Со времени разрыва отношений между Бамако и Дакаром[2] железная дорога кончается у сенегальской границы, немного дальше Каеса. Она обрывается посреди саванны. И Мали, не имеющее своего выхода к морю, лишено теперь порта. Государство вынуждено искать себе другую гавань: Конакри в Гвинее или Абиджан в соседнем Береге Слоновой Кости.
— Итак, начнем с того, — заключает губернатор, — что вы посмотрите, как идут работы по сооружению дороги в Конакри. Поезжайте завтра. Я пришлю за вами машину и шофера.

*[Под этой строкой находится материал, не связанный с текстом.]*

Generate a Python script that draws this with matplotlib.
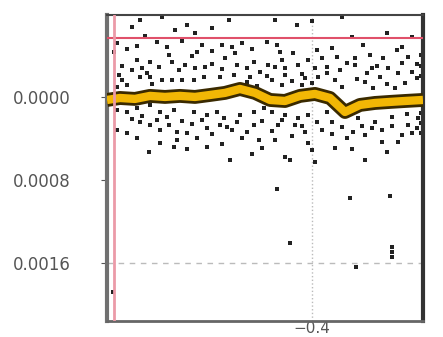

К югу от Каеса плоскую саванну пересекают горы и причудливые группы скал. Веерообразные пальмы дополняют экзотическую картину. Горлинки воркуют, куропатки взмывают вверх, пальмовые крысы шныряют по земле, легким прыжком пересекает дорогу боязливая газель, словно передавая привет с другой стороны шоссе, из страны трав и деревьев. Дивная свежесть раннего утра, пока нет еще шести часов и жара еще не спустилась, словно кошмар, на землю, когда все оцепенеет в глубоком молчании!

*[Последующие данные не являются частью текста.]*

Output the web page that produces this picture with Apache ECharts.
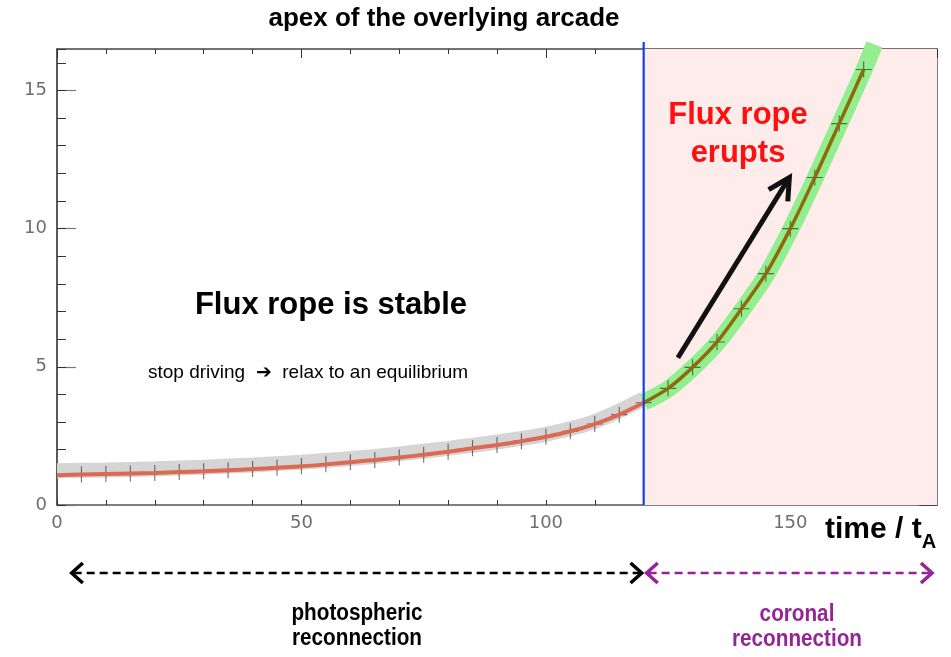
<!DOCTYPE html>
<html>
<head>
<meta charset="utf-8">
<script src="https://cdn.jsdelivr.net/npm/echarts@6/dist/echarts.min.js"></script>
<style>
  html, body { margin: 0; padding: 0; background: #fff; }
  #chart { width: 951px; height: 657px; }
</style>
</head>
<body>
<div id="chart"></div>
<script>
// Height of the flux-rope apex versus time (in Alfven times)
const tStable = [0, 5, 10, 15, 20, 25, 30, 35, 40, 45, 50, 55, 60, 65, 70, 75, 80, 85, 90, 95, 100, 105, 110, 115, 120];
const hStable = [1.08, 1.10, 1.12, 1.14, 1.16, 1.19, 1.22, 1.26, 1.30, 1.35, 1.40, 1.47, 1.55, 1.63, 1.72, 1.82, 1.93, 2.05, 2.17, 2.31, 2.47, 2.67, 2.93, 3.27, 3.70];
const tErupt = [120, 125, 130, 135, 140, 145, 150, 155, 160, 165];
const hErupt = [3.70, 4.22, 4.98, 5.90, 7.10, 8.37, 10.0, 11.85, 13.8, 15.76];

// Broad shaded bands behind the two phases
const tGrayBand = [0, 10, 20, 30, 40, 50, 60, 70, 80, 90, 100, 110, 120];
const hGrayBand = [1.24, 1.27, 1.31, 1.37, 1.45, 1.55, 1.68, 1.85, 2.05, 2.28, 2.56, 3.02, 3.84];
const tGreenBand = [120, 125, 130, 135, 140, 145, 150, 155, 160, 165, 167.2];
const hGreenBand = [3.72, 4.20, 4.95, 5.85, 7.02, 8.30, 9.95, 11.8, 13.75, 15.72, 16.67];

// Sampled outputs (every 5 t_A) shown as crosses
const tMarks = tStable.slice(1).concat(tErupt.slice(1));
const hMarks = hStable.slice(1).concat(hErupt.slice(1));

// Axis ticks
const xTickLabels = [0, 50, 100, 150];
const yTickLabels = [0, 5, 10, 15];
const driveStop = 120;      // end of photospheric driving
const xMax = 180;
const yMax = 16.5;

// Annotation anchors in data units
const eruptArrowFrom = [127, 5.33];
const eruptArrowTo = [149.8, 11.85];
const photoSpan = [3, 119.6];
const coronalSpan = [120.6, 179];

const FONT = '"Liberation Sans", Arial, Helvetica, sans-serif';
const tickFont = { color: '#6e6e6e', fontSize: 18, fontFamily: '"DejaVu Sans", sans-serif' };

const zip = (a, b) => a.map((v, i) => [v, b[i]]);

const chart = echarts.init(document.getElementById('chart'), null, { renderer: 'canvas' });

const baseX = {
  type: 'value', min: 0, max: xMax, splitLine: { show: false },
  axisLine: { show: false, onZero: false }, axisLabel: { show: false },
  axisTick: { show: false }
};
const baseY = {
  type: 'value', min: 0, splitLine: { show: false },
  axisLine: { show: false, onZero: false }, axisLabel: { show: false },
  axisTick: { show: false }
};

chart.setOption({
  animation: false,
  backgroundColor: '#ffffff',
  grid: { left: 57, right: 14, top: 49, bottom: 152 },
  xAxis: [
    Object.assign({}, baseX, {
      position: 'bottom', interval: 10,
      axisLine: { show: true, onZero: false, lineStyle: { color: '#555', width: 1.5 } },
      axisTick: { show: true, inside: true, length: 5, lineStyle: { color: '#333' } },
      axisLabel: Object.assign({
        show: true, margin: 9, showMaxLabel: false,
        formatter: v => (xTickLabels.indexOf(v) >= 0 ? String(v) : '')
      }, tickFont)
    }),
    Object.assign({}, baseX, {
      position: 'top', interval: 10,
      axisLine: { show: true, onZero: false, lineStyle: { color: '#444', width: 1.5 } },
      axisTick: { show: true, inside: true, length: 5, lineStyle: { color: '#333' } }
    }),
    Object.assign({}, baseX, {
      position: 'top', interval: 50,
      axisTick: { show: true, inside: true, length: 9, lineStyle: { color: '#333' } }
    })
  ],
  yAxis: [
    Object.assign({}, baseY, {
      position: 'left', max: yMax, interval: 5,
      axisLine: { show: true, onZero: false, lineStyle: { color: '#222', width: 1.5 } },
      axisTick: { show: true, inside: true, length: 19, lineStyle: { color: '#777', width: 1.2 } },
      axisLabel: Object.assign({
        show: true, margin: 10, showMaxLabel: false,
        formatter: v => (yTickLabels.indexOf(v) >= 0 ? String(v) : '')
      }, tickFont)
    }),
    Object.assign({}, baseY, {
      position: 'left', max: yMax, interval: 1,
      axisTick: { show: true, inside: true, length: 9, lineStyle: { color: '#333' } }
    }),
    Object.assign({}, baseY, {
      position: 'right', max: 15, interval: 1,
      axisLine: { show: true, onZero: false, lineStyle: { color: '#555', width: 1.5 } },
      axisTick: { show: true, inside: true, length: 9, lineStyle: { color: '#444' } }
    }),
    Object.assign({}, baseY, {
      position: 'right', max: 15, interval: 4,
      axisTick: { show: true, inside: true, length: 18, lineStyle: { color: '#444' } }
    })
  ],
  series: [
    {
      // coronal-reconnection phase shading
      type: 'line', data: [], z: 0, silent: true,
      markArea: {
        silent: true,
        itemStyle: { color: '#fdece9' },
        data: [[{ xAxis: driveStop }, { xAxis: xMax }]]
      }
    },
    {
      type: 'line', data: zip(tGrayBand, hGrayBand), smooth: 0.3, showSymbol: false, z: 2,
      silent: true, lineStyle: { width: 15, color: '#d5d5d5', cap: 'butt' }
    },
    {
      type: 'line', data: zip(tGreenBand, hGreenBand), smooth: 0.3, showSymbol: false, z: 2,
      silent: true, clip: false, lineStyle: { width: 17, color: '#93ee8f', cap: 'butt' }
    },
    {
      type: 'scatter', data: zip(tMarks, hMarks), z: 3, silent: true,
      symbol: 'path://M9.3,0H10.7V9.3H20V10.7H10.7V20H9.3V10.7H0V9.3H9.3Z',
      symbolSize: 16,
      itemStyle: { color: 'rgba(25,25,25,0.75)' }
    },
    {
      type: 'line', data: zip(tStable, hStable), smooth: 0.3, showSymbol: false, z: 4,
      silent: true, lineStyle: { width: 4, color: '#dc6a52' }
    },
    {
      type: 'line', data: zip(tErupt, hErupt), smooth: 0.3, showSymbol: false, z: 4,
      silent: true, lineStyle: { width: 3.5, color: '#8f6a0a' }
    },
    {
      type: 'line', data: [[driveStop, 0], [driveStop, 16.75]], showSymbol: false, z: 5,
      silent: true, clip: false, lineStyle: { width: 2.2, color: '#1a3ce6' }
    }
  ]
});

// ---- annotations -------------------------------------------------------
const toPx = p => chart.convertToPixel({ xAxisIndex: 0, yAxisIndex: 0 }, p);

function chevron(tip, from, len, halfDeg) {
  const ang = Math.atan2(from[1] - tip[1], from[0] - tip[0]);
  const h = halfDeg * Math.PI / 180;
  return [
    [tip[0] + len * Math.cos(ang + h), tip[1] + len * Math.sin(ang + h)],
    tip,
    [tip[0] + len * Math.cos(ang - h), tip[1] + len * Math.sin(ang - h)]
  ];
}

function measure(text, font) {
  const ctx = document.createElement('canvas').getContext('2d');
  ctx.font = font;
  return ctx.measureText(text).width;
}

const a0 = toPx(eruptArrowFrom);
const a1 = toPx(eruptArrowTo);
const spanY = 573;
const pL = toPx([photoSpan[0], 0])[0], pR = toPx([photoSpan[1], 0])[0];
const cL = toPx([coronalSpan[0], 0])[0], cR = toPx([coronalSpan[1], 0])[0];

const purple = '#952496';
const timeFont = 'bold 30px ' + FONT;
const timeX = 825;
const timeW = measure('time / t', timeFont);
const TOP = 100;

const graphic = [
  { type: 'text', z: TOP, x: 444, y: 19, style: { text: 'apex of the overlying arcade', font: 'bold 26px ' + FONT, fill: '#000', align: 'center', verticalAlign: 'middle' } },
  { type: 'text', z: TOP, x: 331, y: 305, style: { text: 'Flux rope is stable', font: 'bold 31px ' + FONT, fill: '#000', align: 'center', verticalAlign: 'middle' } },
  { type: 'text', z: TOP, x: 148, y: 373, style: { text: 'stop driving  \u2794  relax to an equilibrium', font: '19px ' + FONT, fill: '#000', align: 'left', verticalAlign: 'middle' } },
  { type: 'text', z: TOP, x: 738, y: 134, style: { text: 'Flux rope\nerupts', font: 'bold 31px ' + FONT, lineHeight: 38, fill: '#ff1010', align: 'center', verticalAlign: 'middle' } },
  // eruption arrow
  { type: 'line', z: TOP, shape: { x1: a0[0], y1: a0[1], x2: a1[0], y2: a1[1] }, style: { stroke: '#111', lineWidth: 5 } },
  { type: 'polyline', z: TOP, shape: { points: chevron(a1, a0, 24, 28) }, style: { stroke: '#111', lineWidth: 5, fill: null, lineJoin: 'miter' } },
  // axis title
  { type: 'text', z: TOP, x: timeX, y: 530, style: { text: 'time / t', font: timeFont, fill: '#000', align: 'left', verticalAlign: 'middle' } },
  { type: 'text', z: TOP, x: timeX + timeW, y: 542, style: { text: 'A', font: 'bold 20px ' + FONT, fill: '#000', align: 'left', verticalAlign: 'middle' } },
  // phase spans below the axis
  { type: 'line', z: TOP, shape: { x1: pL + 2, y1: spanY, x2: pR - 2, y2: spanY }, style: { stroke: '#000', lineWidth: 2.5, lineDash: [8, 5] } },
  { type: 'polyline', z: TOP, shape: { points: chevron([pL, spanY], [pR, spanY], 15, 42) }, style: { stroke: '#000', lineWidth: 3.5, fill: null } },
  { type: 'polyline', z: TOP, shape: { points: chevron([pR, spanY], [pL, spanY], 15, 42) }, style: { stroke: '#000', lineWidth: 3.5, fill: null } },
  { type: 'line', z: TOP, shape: { x1: cL + 2, y1: spanY, x2: cR - 2, y2: spanY }, style: { stroke: purple, lineWidth: 2.5, lineDash: [8, 5] } },
  { type: 'polyline', z: TOP, shape: { points: chevron([cL, spanY], [cR, spanY], 15, 42) }, style: { stroke: purple, lineWidth: 3.5, fill: null } },
  { type: 'polyline', z: TOP, shape: { points: chevron([cR, spanY], [cL, spanY], 15, 42) }, style: { stroke: purple, lineWidth: 3.5, fill: null } },
  // condensed bold labels under the spans
  { type: 'text', z: TOP, x: 357, y: 626, scaleX: 0.9, style: { text: 'photospheric\nreconnection', font: 'bold 23px ' + FONT, lineHeight: 25, fill: '#000', align: 'center', verticalAlign: 'middle' } },
  { type: 'text', z: TOP, x: 797, y: 627, scaleX: 0.9, style: { text: 'coronal\nreconnection', font: 'bold 23px ' + FONT, lineHeight: 25, fill: purple, align: 'center', verticalAlign: 'middle' } }
];

chart.setOption({ graphic: graphic });
</script>
</body>
</html>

Некоторое время ведущее на юг шоссе имеет хороший профиль. Но вскоре колеса «Лэндровера» зарываются в песок, машина прыгает по выступающим камням, и шофер предпочитает выбирать себе путь рядом со строящейся трассой.

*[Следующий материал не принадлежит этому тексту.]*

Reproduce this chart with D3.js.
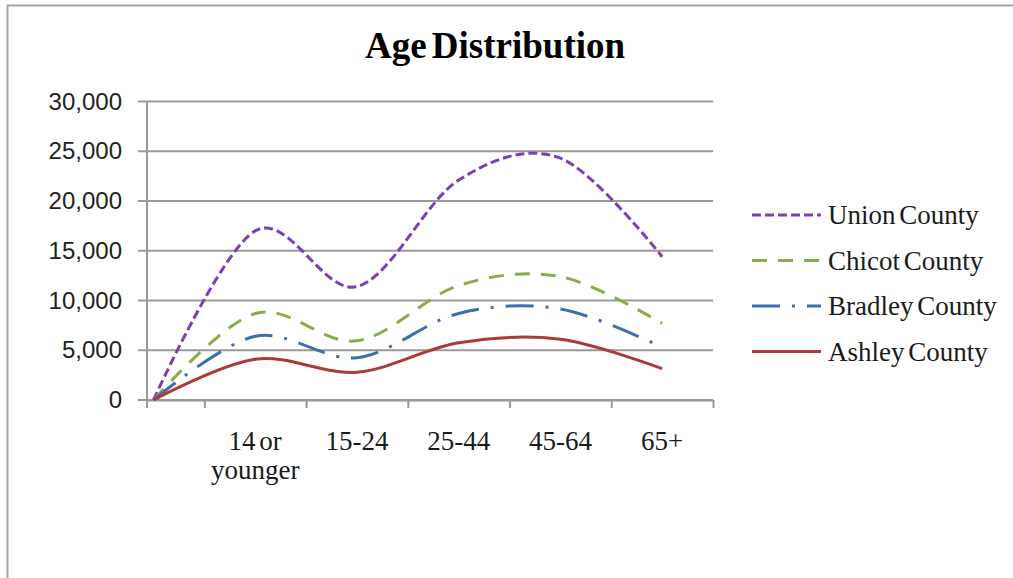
<!DOCTYPE html>
<html>
<head>
<meta charset="utf-8">
<script src="https://cdn.jsdelivr.net/npm/d3@7"></script>
<style>
  body { margin: 0; background: #fff; }
  svg { display: block; }
</style>
</head>
<body>
<div id="chart"></div>
<script>
// data (index 0 is the blank start category)
var categories = ["", "14 or younger", "15-24", "25-44", "45-64", "65+"];
var seriesNames = ["Union County", "Chicot County", "Bradley County", "Ashley County"];
var union = [0, 17000, 11400, 22100, 24300, 14400];
var chicot = [0, 8700, 5950, 11500, 12400, 7700];
var bradley = [0, 6400, 4250, 8700, 9150, 5300];
var ashley = [0, 4100, 2800, 5750, 6100, 3150];
var yTicks = [0, 5000, 10000, 15000, 20000, 25000, 30000];

var width = 1013,
    height = 578;

var colors = ["#7b3fb4", "#89ad4b", "#3d6fab", "#a93b3a"];
var dashes = ["9,4", "15,11", "28,12,3,12", null];
var allSeries = [union, chicot, bradley, ashley];

var svg = d3.select("#chart")
    .append("svg")
    .attr("width", width)
    .attr("height", height);

// chart frame (only left and top edges are in view)
svg.append("path")
    .attr("d", "M7.5," + height + "V5.5H" + width)
    .attr("fill", "none")
    .attr("stroke", "#a6a6a6")
    .attr("stroke-width", 2);

// scales
var x = d3.scaleLinear()
    .domain([-0.064, 5.5])
    .range([147, 713]);

var y = d3.scaleLinear()
    .domain([0, 30000])
    .range([400, 101.5]);

// title
svg.append("text")
    .attr("x", 495)
    .attr("y", 58)
    .attr("text-anchor", "middle")
    .style("font-family", "'Liberation Serif', serif")
    .style("font-weight", "bold")
    .style("font-size", "37px")
    .style("word-spacing", "-4px")
    .attr("fill", "#000")
    .text("Age Distribution");

// gridlines
svg.append("g")
    .attr("class", "grid")
    .selectAll("line")
    .data(yTicks)
    .enter()
    .append("line")
    .attr("x1", 138)
    .attr("x2", 713)
    .attr("y1", function (d) { return y(d); })
    .attr("y2", function (d) { return y(d); })
    .attr("stroke", "#999")
    .attr("stroke-width", 2);

// y axis
var yAxis = svg.append("g")
    .attr("transform", "translate(147,0)")
    .call(d3.axisLeft(y)
        .tickValues(yTicks)
        .tickFormat(d3.format(","))
        .tickSize(0)
        .tickPadding(25));
yAxis.select(".domain").remove();
yAxis.selectAll("text")
    .style("font-family", "'Liberation Sans', Arial, sans-serif")
    .style("font-size", "24px")
    .attr("fill", "#222");

svg.append("line")
    .attr("x1", 147).attr("x2", 147)
    .attr("y1", y(30000)).attr("y2", 408)
    .attr("stroke", "#999")
    .attr("stroke-width", 2);

// x axis ticks between categories
var xTickAxis = svg.append("g")
    .attr("transform", "translate(0," + y(0) + ")")
    .call(d3.axisBottom(x)
        .tickValues([0.5, 1.5, 2.5, 3.5, 4.5, 5.5])
        .tickFormat("")
        .tickSize(8)
        .tickSizeOuter(0));
xTickAxis.selectAll("line, path")
    .attr("stroke", "#999")
    .attr("stroke-width", 2);

// x category labels
var xLabels = svg.append("g")
    .attr("class", "xlabels")
    .selectAll("text")
    .data(categories.slice(1))
    .enter()
    .append("text")
    .attr("text-anchor", "middle")
    .attr("transform", function (d, i) { return "translate(" + x(i + 1) + ",450)"; })
    .style("font-family", "'Liberation Serif', serif")
    .style("font-size", "27px")
    .style("word-spacing", "-3px")
    .attr("fill", "#1a1a1a");

xLabels.each(function (d) {
    var words = d === "14 or younger" ? ["14 or", "younger"] : [d];
    var t = d3.select(this);
    words.forEach(function (w, k) {
        t.append("tspan")
            .attr("x", 0)
            .attr("y", k * 29)
            .text(w);
    });
});

// smoothed lines
var line = d3.line()
    .x(function (d, i) { return x(i); })
    .y(function (d) { return y(d); })
    .curve(d3.curveCardinal.tension(0));

svg.append("g")
    .attr("class", "lines")
    .selectAll("path")
    .data(allSeries)
    .enter()
    .append("path")
    .attr("d", line)
    .attr("fill", "none")
    .attr("stroke", function (d, i) { return colors[i]; })
    .attr("stroke-width", 3)
    .attr("stroke-dasharray", function (d, i) { return dashes[i]; });

// legend
var legend = svg.append("g")
    .attr("class", "legend")
    .selectAll("g")
    .data(seriesNames)
    .enter()
    .append("g")
    .attr("transform", function (d, i) { return "translate(752," + (215 + i * 45.5) + ")"; });

legend.append("line")
    .attr("x1", 0)
    .attr("x2", 69)
    .attr("stroke", function (d, i) { return colors[i]; })
    .attr("stroke-width", 3)
    .attr("stroke-dasharray", function (d, i) { return dashes[i]; });

legend.append("text")
    .attr("x", 76)
    .attr("y", 9)
    .style("font-family", "'Liberation Serif', serif")
    .style("font-size", "27px")
    .style("word-spacing", "-3px")
    .attr("fill", "#1a1a1a")
    .text(function (d) { return d; });
</script>
</body>
</html>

Повсюду в мире, где идут работы, строителям приходится жить во времянках; здесь живут они в хижинах из соломенных циновок и спят на голой земле. Крестьяне стали дорожниками, некоторое время они остаются здесь, а затем переходят дальше на юг. К порту хотят проложить кратчайший путь. Сейчас колонны грузовиков должны пройти 1400 километров от Бамако на юг, чтобы достичь порта Абиджан; о соединении малийской и гвинейской железных дорог решение пока не принято. Почему же в этом случае крестьянам округа Каес не построить 414 километров шоссе, чтобы таким образом получить выход к важной гвинейской дороге, которая ведет в Конакри, к морю?